Dataset content ->
------------------------------------------------------------------------

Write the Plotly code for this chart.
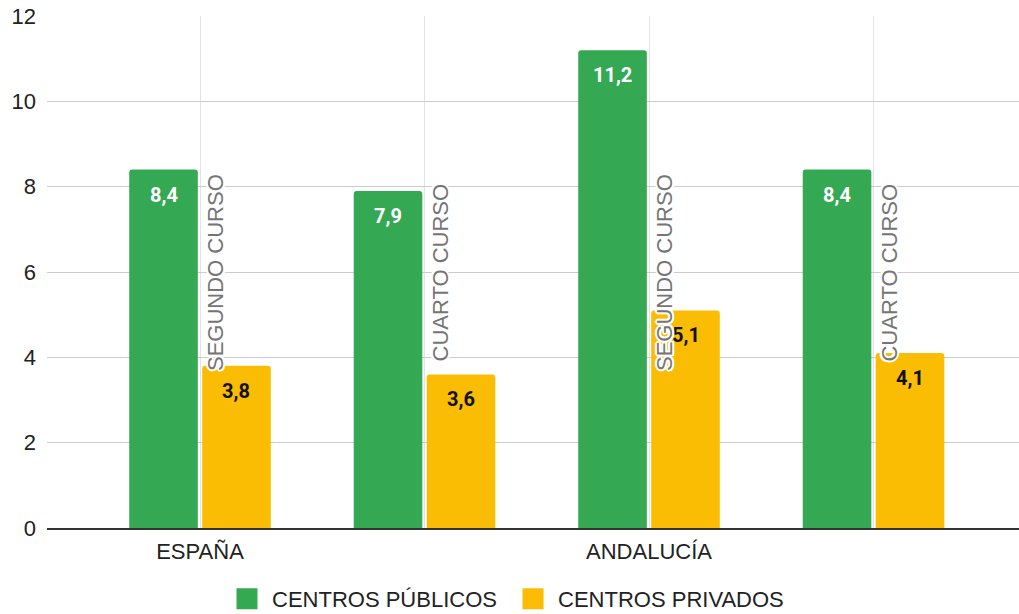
import plotly.graph_objects as go

regions = ["ESPAÑA", "ESPAÑA", "ANDALUCÍA", "ANDALUCÍA"]
cursos = ["SEGUNDO CURSO", "CUARTO CURSO", "SEGUNDO CURSO", "CUARTO CURSO"]
publicos = [8.4, 7.9, 11.2, 8.4]
privados = [3.8, 3.6, 5.1, 4.1]
series_names = ["CENTROS PÚBLICOS", "CENTROS PRIVADOS"]
y_ticks = [0, 2, 4, 6, 8, 10, 12]

GREEN = "#34a853"
YELLOW = "#fbbc04"
ARIAL = "Liberation Sans, Arial, sans-serif"
ROBOTO = "Roboto, sans-serif"

def fmt(v):
    return f"{v:.1f}".replace(".", ",")

x = list(range(len(cursos)))
bargap = 0.35
bargroupgap = 0.06
slot = (1 - bargap) / 2

fig = go.Figure()
fig.add_trace(go.Bar(x=x, y=publicos, name=series_names[0], marker_color=GREEN,
                     marker_line_width=0, showlegend=False, hoverinfo="skip"))
fig.add_trace(go.Bar(x=x, y=privados, name=series_names[1], marker_color=YELLOW,
                     marker_line_width=0, showlegend=False, hoverinfo="skip"))
# legend entries
legend_labels = [series_names[0] + "\u00a0", series_names[1]]
for nm, col in zip(legend_labels, [GREEN, YELLOW]):
    fig.add_trace(go.Scatter(x=[None], y=[None], mode="markers", name=nm,
                             marker=dict(symbol="square", size=16, color=col,
                                         line=dict(color=col, width=5))))

annotations = []
# value labels
for i, v in enumerate(publicos):
    annotations.append(dict(x=i - slot / 2, y=v, text=fmt(v), showarrow=False,
                            yanchor="top", yshift=-11,
                            font=dict(family=ROBOTO, size=20, color="white", weight="bold")))
for i, v in enumerate(privados):
    annotations.append(dict(x=i + slot / 2, y=v, text=fmt(v), showarrow=False,
                            yanchor="top", yshift=-11,
                            font=dict(family=ROBOTO, size=20, color="#111111", weight="bold")))
# rotated course labels
for i, c in enumerate(cursos):
    annotations.append(dict(x=i, y=y_ticks[-1] / 2, text=c, showarrow=False, textangle=-90,
                            xshift=15, yshift=-1,
                            font=dict(family=ARIAL, size=22, color="#757575",
                                      shadow="-1.5px -1.5px 0 #fff, 1.5px -1.5px 0 #fff, -1.5px 1.5px 0 #fff, 1.5px 1.5px 0 #fff, 0 2px 0 #fff, 0 -2px 0 #fff, 2px 0 0 #fff, -2px 0 0 #fff")))

ticktext = [r if (i == 0 or regions[i - 1] != r) else "" for i, r in enumerate(regions)]

fig.update_layout(
    width=1019, height=614,
    margin=dict(l=47, r=0, t=16, b=86),
    paper_bgcolor="white", plot_bgcolor="white",
    barmode="group", bargap=bargap, bargroupgap=bargroupgap,
    barcornerradius=3,
    annotations=annotations,
    showlegend=True,
    legend=dict(orientation="h", xref="container", yref="container", x=0.5 - 4 / 1019, y=15 / 614,
                xanchor="center", yanchor="middle",
                font=dict(family=ARIAL, size=22, color="#222222"),
                itemwidth=40, tracegroupgap=0),
    xaxis=dict(range=[-0.6815, 3.648], tickvals=x, ticktext=ticktext,
               showgrid=True, gridcolor="#e3e3e3", gridwidth=1,
               showline=True, linecolor="#333333", linewidth=1.5,
               ticks="", ticklabelstandoff=3,
               tickfont=dict(family=ARIAL, size=22, color="#222222"), zeroline=False),
    yaxis=dict(range=[0, 12], tickvals=y_ticks, showgrid=True, gridcolor="#cccccc",
               gridwidth=1, zeroline=False, showline=False, ticks="",
               ticklabelstandoff=10,
               tickfont=dict(family=ARIAL, size=22, color="#222222")),
)

fig.write_html("out.html", config={"displayModeBar": False},
               post_script="document.body.style.margin='0';document.body.style.overflow='hidden';")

------------------------------------------------------------------------

Set problem ->
Every line above should be repeated exactly; pictures stay out of the copy.

Result for this exercise ->
Write the Plotly code for this chart.
import plotly.graph_objects as go

regions = ["ESPAÑA", "ESPAÑA", "ANDALUCÍA", "ANDALUCÍA"]
cursos = ["SEGUNDO CURSO", "CUARTO CURSO", "SEGUNDO CURSO", "CUARTO CURSO"]
publicos = [8.4, 7.9, 11.2, 8.4]
privados = [3.8, 3.6, 5.1, 4.1]
series_names = ["CENTROS PÚBLICOS", "CENTROS PRIVADOS"]
y_ticks = [0, 2, 4, 6, 8, 10, 12]

GREEN = "#34a853"
YELLOW = "#fbbc04"
ARIAL = "Liberation Sans, Arial, sans-serif"
ROBOTO = "Roboto, sans-serif"

def fmt(v):
    return f"{v:.1f}".replace(".", ",")

x = list(range(len(cursos)))
bargap = 0.35
bargroupgap = 0.06
slot = (1 - bargap) / 2

fig = go.Figure()
fig.add_trace(go.Bar(x=x, y=publicos, name=series_names[0], marker_color=GREEN,
                     marker_line_width=0, showlegend=False, hoverinfo="skip"))
fig.add_trace(go.Bar(x=x, y=privados, name=series_names[1], marker_color=YELLOW,
                     marker_line_width=0, showlegend=False, hoverinfo="skip"))
# legend entries
legend_labels = [series_names[0] + "\u00a0", series_names[1]]
for nm, col in zip(legend_labels, [GREEN, YELLOW]):
    fig.add_trace(go.Scatter(x=[None], y=[None], mode="markers", name=nm,
                             marker=dict(symbol="square", size=16, color=col,
                                         line=dict(color=col, width=5))))

annotations = []
# value labels
for i, v in enumerate(publicos):
    annotations.append(dict(x=i - slot / 2, y=v, text=fmt(v), showarrow=False,
                            yanchor="top", yshift=-11,
                            font=dict(family=ROBOTO, size=20, color="white", weight="bold")))
for i, v in enumerate(privados):
    annotations.append(dict(x=i + slot / 2, y=v, text=fmt(v), showarrow=False,
                            yanchor="top", yshift=-11,
                            font=dict(family=ROBOTO, size=20, color="#111111", weight="bold")))
# rotated course labels
for i, c in enumerate(cursos):
    annotations.append(dict(x=i, y=y_ticks[-1] / 2, text=c, showarrow=False, textangle=-90,
                            xshift=15, yshift=-1,
                            font=dict(family=ARIAL, size=22, color="#757575",
                                      shadow="-1.5px -1.5px 0 #fff, 1.5px -1.5px 0 #fff, -1.5px 1.5px 0 #fff, 1.5px 1.5px 0 #fff, 0 2px 0 #fff, 0 -2px 0 #fff, 2px 0 0 #fff, -2px 0 0 #fff")))

ticktext = [r if (i == 0 or regions[i - 1] != r) else "" for i, r in enumerate(regions)]

fig.update_layout(
    width=1019, height=614,
    margin=dict(l=47, r=0, t=16, b=86),
    paper_bgcolor="white", plot_bgcolor="white",
    barmode="group", bargap=bargap, bargroupgap=bargroupgap,
    barcornerradius=3,
    annotations=annotations,
    showlegend=True,
    legend=dict(orientation="h", xref="container", yref="container", x=0.5 - 4 / 1019, y=15 / 614,
                xanchor="center", yanchor="middle",
                font=dict(family=ARIAL, size=22, color="#222222"),
                itemwidth=40, tracegroupgap=0),
    xaxis=dict(range=[-0.6815, 3.648], tickvals=x, ticktext=ticktext,
               showgrid=True, gridcolor="#e3e3e3", gridwidth=1,
               showline=True, linecolor="#333333", linewidth=1.5,
               ticks="", ticklabelstandoff=3,
               tickfont=dict(family=ARIAL, size=22, color="#222222"), zeroline=False),
    yaxis=dict(range=[0, 12], tickvals=y_ticks, showgrid=True, gridcolor="#cccccc",
               gridwidth=1, zeroline=False, showline=False, ticks="",
               ticklabelstandoff=10,
               tickfont=dict(family=ARIAL, size=22, color="#222222")),
)

fig.write_html("out.html", config={"displayModeBar": False},
               post_script="document.body.style.margin='0';document.body.style.overflow='hidden';")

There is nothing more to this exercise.